Despite record inflation and tighter monetary policy sparking concerns of an impending U.S. recession, investors say the housing market is not heading into a 2008-like collapse.

“I just don’t see this being anywhere near a GFC situation,” Shapiro said. “We just don’t have the supply we had.”

The global financial crisis more than a decade ago was sparked by the collapse of the housing market, which was fueled by low interest rates, excess unregulated lending and a glut of inventory.

While the homebuilding sector has been resilient in the face of a slowdown, the U.S. mortgage industry is grappling with signs of deterioration.

Even though there isn’t the same systemic risk facing the sector as there was prior to the financial crisis, some lenders have already stopped operating or scaled down dramatically.

Mortgage applications continue to drop amid higher interest rates, but Mark Zandi, chief economist at Moody’s Analytics, told Bloomberg Television on Thursday that he expects rates on a 30-year fixed loan, the most common mortgage for a home buyer, to remain around 5.5%.

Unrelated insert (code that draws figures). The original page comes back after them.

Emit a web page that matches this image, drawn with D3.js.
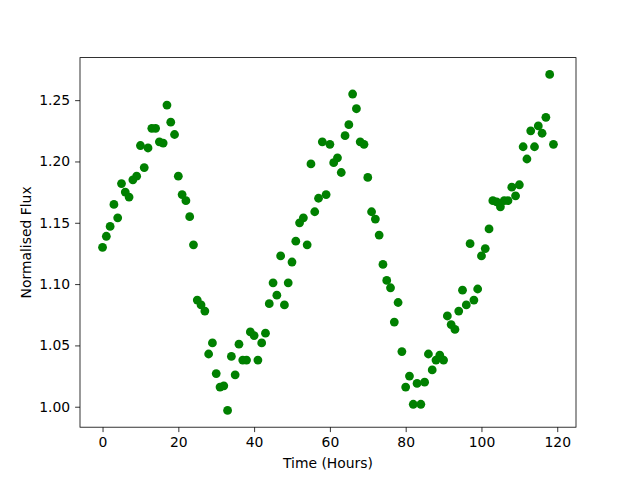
<!DOCTYPE html>
<html>
<head>
<meta charset="utf-8">
<script src="https://cdn.jsdelivr.net/npm/d3@7"></script>
<style>
  body { margin: 0; background: #fff; }
  text { font-family: "DejaVu Sans", sans-serif; }
</style>
</head>
<body>
<svg id="chart" width="640" height="480"></svg>
<script>
// normalised flux, one reading per hour (t = 0..119)
const flux = [
  1.130, 1.139, 1.147, 1.165, 1.154, 1.182, 1.175, 1.171, 1.185, 1.188,
  1.213, 1.195, 1.211, 1.227, 1.227, 1.216, 1.215, 1.246, 1.232, 1.222,
  1.188, 1.173, 1.168, 1.155, 1.132, 1.087, 1.083, 1.078, 1.043, 1.052,
  1.027, 1.016, 1.017, 0.997, 1.041, 1.026, 1.051, 1.038, 1.038, 1.061,
  1.058, 1.038, 1.052, 1.060, 1.084, 1.101, 1.091, 1.123, 1.083, 1.101,
  1.118, 1.135, 1.150, 1.154, 1.132, 1.198, 1.159, 1.170, 1.216, 1.173,
  1.214, 1.199, 1.203, 1.191, 1.221, 1.230, 1.255, 1.243, 1.216, 1.214,
  1.187, 1.159, 1.153, 1.140, 1.116, 1.103, 1.097, 1.069, 1.085, 1.045,
  1.016, 1.025, 1.002, 1.019, 1.002, 1.020, 1.043, 1.030, 1.038, 1.042,
  1.038, 1.074, 1.067, 1.063, 1.078, 1.095, 1.083, 1.133, 1.087, 1.096,
  1.123, 1.129, 1.145, 1.168, 1.167, 1.163, 1.168, 1.168, 1.179, 1.172,
  1.181, 1.212, 1.202, 1.225, 1.212, 1.229, 1.223, 1.236, 1.271, 1.214
]
const hours = flux.map((v, i) => i)

const xTicks = [0, 20, 40, 60, 80, 100, 120]
const yTicks = [1.00, 1.05, 1.10, 1.15, 1.20, 1.25]

const svg = d3.select('#chart')
const margin = { left: 80, right: 64, top: 57.6, bottom: 52.8 }
const width = 640 - margin.left - margin.right
const height = 480 - margin.top - margin.bottom

const points = hours.map((t, i) => ({ t, f: flux[i] }))

// matplotlib-style 5% padding on the data extent
function padded (ext) {
  const pad = (ext[1] - ext[0]) * 0.05
  return [ext[0] - pad, ext[1] + pad]
}

const x = d3.scaleLinear()
  .domain(padded(d3.extent(hours)))
  .range([0, width])

const y = d3.scaleLinear()
  .domain(padded(d3.extent(flux)))
  .range([height, 0])

const g = svg.append('g')
  .attr('transform', `translate(${margin.left},${margin.top})`)

g.selectAll('circle')
  .data(points)
  .enter().append('circle')
    .attr('cx', d => x(d.t))
    .attr('cy', d => y(d.f))
    .attr('r', 4.4)
    .style('fill', '#008000')

const xAxis = g.append('g')
  .attr('transform', `translate(0,${height})`)
  .call(d3.axisBottom(x).tickValues(xTicks).tickFormat(d3.format('d')).tickSize(4.9).tickPadding(4.9))

const yAxis = g.append('g')
  .call(d3.axisLeft(y).tickValues(yTicks).tickFormat(d3.format('.2f')).tickSize(4.9).tickPadding(4.9))

for (const ax of [xAxis, yAxis]) {
  ax.select('.domain').remove()
  ax.selectAll('.tick line').attr('stroke', '#000').attr('stroke-width', 0.8)
  ax.selectAll('.tick text')
    .attr('fill', '#000')
    .style('font-family', '"DejaVu Sans", sans-serif')
    .style('font-size', '13.9px')
}

// frame
g.append('rect')
  .attr('width', width)
  .attr('height', height)
  .attr('fill', 'none')
  .attr('stroke', '#000')
  .attr('stroke-width', 0.8)

svg.append('text')
  .attr('x', margin.left + width / 2)
  .attr('y', 468)
  .attr('text-anchor', 'middle')
  .style('font-size', '13.9px')
  .text('Time (Hours)')

svg.append('text')
  .attr('transform', `translate(31,${margin.top + height / 2}) rotate(-90)`)
  .attr('text-anchor', 'middle')
  .style('font-size', '13.9px')
  .text('Normalised Flux')
</script>
</body>
</html>
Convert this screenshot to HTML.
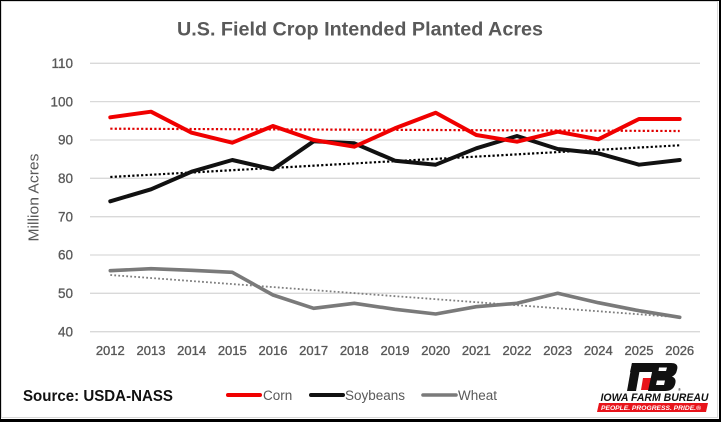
<!DOCTYPE html>
<html><head><meta charset="utf-8"><style>
html,body{margin:0;padding:0;background:#fff;}
svg{display:block;}
</style></head><body>
<svg width="721" height="422" viewBox="0 0 721 422" xmlns="http://www.w3.org/2000/svg" font-family="Liberation Sans, Arial, sans-serif">
<rect x="0" y="0" width="721" height="422" fill="#fff"/>
<!-- borders -->
<rect x="1.5" y="1.5" width="716" height="416" fill="none" stroke="#d9d9d9" stroke-width="1"/>
<rect x="0" y="0" width="721" height="1" fill="#000"/>
<rect x="0" y="0" width="1" height="422" fill="#000"/>
<rect x="719" y="0" width="2" height="422" fill="#000"/>
<rect x="0" y="419" width="721" height="3" fill="#000"/>

<!-- title -->
<text x="360" y="35.5" text-anchor="middle" font-size="19" font-weight="bold" fill="#595959" textLength="366" lengthAdjust="spacingAndGlyphs">U.S. Field Crop Intended Planted Acres</text>

<!-- gridlines -->
<g stroke="#d9d9d9" stroke-width="1.3">
<line x1="90" x2="700" y1="63.3" y2="63.3"/>
<line x1="90" x2="700" y1="101.6" y2="101.6"/>
<line x1="90" x2="700" y1="140" y2="140"/>
<line x1="90" x2="700" y1="178.3" y2="178.3"/>
<line x1="90" x2="700" y1="216.7" y2="216.7"/>
<line x1="90" x2="700" y1="255" y2="255"/>
<line x1="90" x2="700" y1="293.3" y2="293.3"/>
<line x1="90" x2="700" y1="331.7" y2="331.7"/>
</g>

<!-- y labels -->
<g font-size="13.5" fill="#595959" stroke="#595959" stroke-width="0.3" text-anchor="end">
<text x="73" y="68">110</text>
<text x="73" y="106.3">100</text>
<text x="73" y="144.7">90</text>
<text x="73" y="183">80</text>
<text x="73" y="221.4">70</text>
<text x="73" y="259.7">60</text>
<text x="73" y="298">50</text>
<text x="73" y="336.4">40</text>
</g>

<!-- y axis title -->
<text transform="translate(38.5,197.5) rotate(-90)" text-anchor="middle" font-size="15" fill="#595959" textLength="88" lengthAdjust="spacingAndGlyphs">Million Acres</text>

<!-- x labels -->
<g font-size="13" fill="#595959" stroke="#595959" stroke-width="0.35" text-anchor="middle">
<text x="110.3" y="355">2012</text>
<text x="151" y="355">2013</text>
<text x="191.6" y="355">2014</text>
<text x="232.3" y="355">2015</text>
<text x="273" y="355">2016</text>
<text x="313.6" y="355">2017</text>
<text x="354.3" y="355">2018</text>
<text x="395" y="355">2019</text>
<text x="435.7" y="355">2020</text>
<text x="476.3" y="355">2021</text>
<text x="517" y="355">2022</text>
<text x="557.7" y="355">2023</text>
<text x="598.3" y="355">2024</text>
<text x="639" y="355">2025</text>
<text x="679.7" y="355">2026</text>
</g>

<!-- trend lines -->
<line x1="110.3" y1="128.7" x2="679.7" y2="131" stroke="#e00000" stroke-width="2.2" stroke-dasharray="2.2,2.2"/>
<line x1="110.3" y1="177" x2="679.7" y2="145.3" stroke="#000" stroke-width="2.2" stroke-dasharray="2.2,2.2"/>
<line x1="110.3" y1="275" x2="679.7" y2="317.3" stroke="#7f7f7f" stroke-width="1.8" stroke-dasharray="1.8,2.2"/>

<!-- series -->
<polyline fill="none" stroke="#7a7a7a" stroke-width="3.6" stroke-linejoin="round" stroke-linecap="round"
points="110.3,270.7 151,268.7 191.6,270.3 232.3,272.3 273,295 313.6,308.3 354.3,303.3 395,309.3 435.7,314 476.3,306.7 517,303.3 557.7,293.3 598.3,302.7 639,310.7 679.7,317.3"/>
<polyline fill="none" stroke="#111" stroke-width="4" stroke-linejoin="round" stroke-linecap="round"
points="110.3,201.3 151,189.3 191.6,171.7 232.3,160 273,169.3 313.6,141.3 354.3,143.3 395,160.7 435.7,164.7 476.3,148.3 517,136 557.7,149 598.3,153.3 639,164.7 679.7,160"/>
<polyline fill="none" stroke="#f00000" stroke-width="4" stroke-linejoin="round" stroke-linecap="round"
points="110.3,117.3 151,111.7 191.6,132.7 232.3,142.7 273,126 313.6,140 354.3,146.7 395,128.3 435.7,112.7 476.3,135 517,141.7 557.7,131.7 598.3,139.3 639,119 679.7,119"/>

<!-- source -->
<text x="23" y="401" font-size="15.5" font-weight="bold" fill="#111" textLength="150" lengthAdjust="spacingAndGlyphs">Source: USDA-NASS</text>

<!-- legend -->
<line x1="228" y1="395" x2="260" y2="395" stroke="#f00000" stroke-width="4" stroke-linecap="round"/>
<text x="263" y="400" font-size="13.5" fill="#595959">Corn</text>
<line x1="311" y1="395" x2="343" y2="395" stroke="#111" stroke-width="4" stroke-linecap="round"/>
<text x="345" y="400" font-size="13.5" fill="#595959" textLength="60" lengthAdjust="spacingAndGlyphs">Soybeans</text>
<line x1="423" y1="395" x2="456" y2="395" stroke="#7a7a7a" stroke-width="3.6" stroke-linecap="round"/>
<text x="458" y="400" font-size="13.5" fill="#595959" textLength="39" lengthAdjust="spacingAndGlyphs">Wheat</text>

<!-- logo -->
<g>
<polygon points="632,363 641,363 636,391 627,391" fill="#111"/>
<polygon points="632,363 664,363 662,372 630,372" fill="#111"/>
<polygon points="643,378 651,378 649,390 641,390" fill="#e8141b"/>
<path d="M654,363 L671,363 Q679,363 677,370 Q676,375 672,376.5 Q677,378.5 675,384.5 Q673,391 665,391 L648,391 Z" fill="#111"/>
<polygon points="659,367.5 667,367.5 666,371 658.5,371" fill="#fff"/>
<polygon points="657,380.5 665,380.5 664,385 656,385" fill="#fff"/>
<text x="678" y="391" font-size="4" fill="#111">®</text>
</g>
<text x="600.5" y="401" font-size="11" font-weight="bold" font-style="italic" fill="#111" textLength="108" lengthAdjust="spacingAndGlyphs">IOWA FARM BUREAU</text>
<polygon points="599,403 708,403 706,412 597,412" fill="#e8141b"/>
<text x="601" y="410" font-size="6.5" font-weight="bold" font-style="italic" fill="#fff" textLength="100" lengthAdjust="spacingAndGlyphs">PEOPLE. PROGRESS. PRIDE.®</text>
</svg>
</body></html>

And that’s where they should be in the long run when there’s full employment and inflation is on target, he added.

“The big publicly traded homebuilders have been very cautious,” Zandi said. “They knew that those good times when mortgage rates were at record lows wouldn’t continue, so I think they’ll manage through pretty well.”

Investors will get a fresh read on the performance of homebuilders next week when Toll Brothers reports its third-quarter results, providing insight into the higher end of the housing market, which may also start to show signs of slowing, according to Bloomberg Intelligence analyst Drew Reading.

“Even with 18% of buyers who pay in all cash, it’s not immune to the broader housing market slowdown,” said Reading. “The so-called mortgage rate lock-in effect could remain a headwind to the higher end.”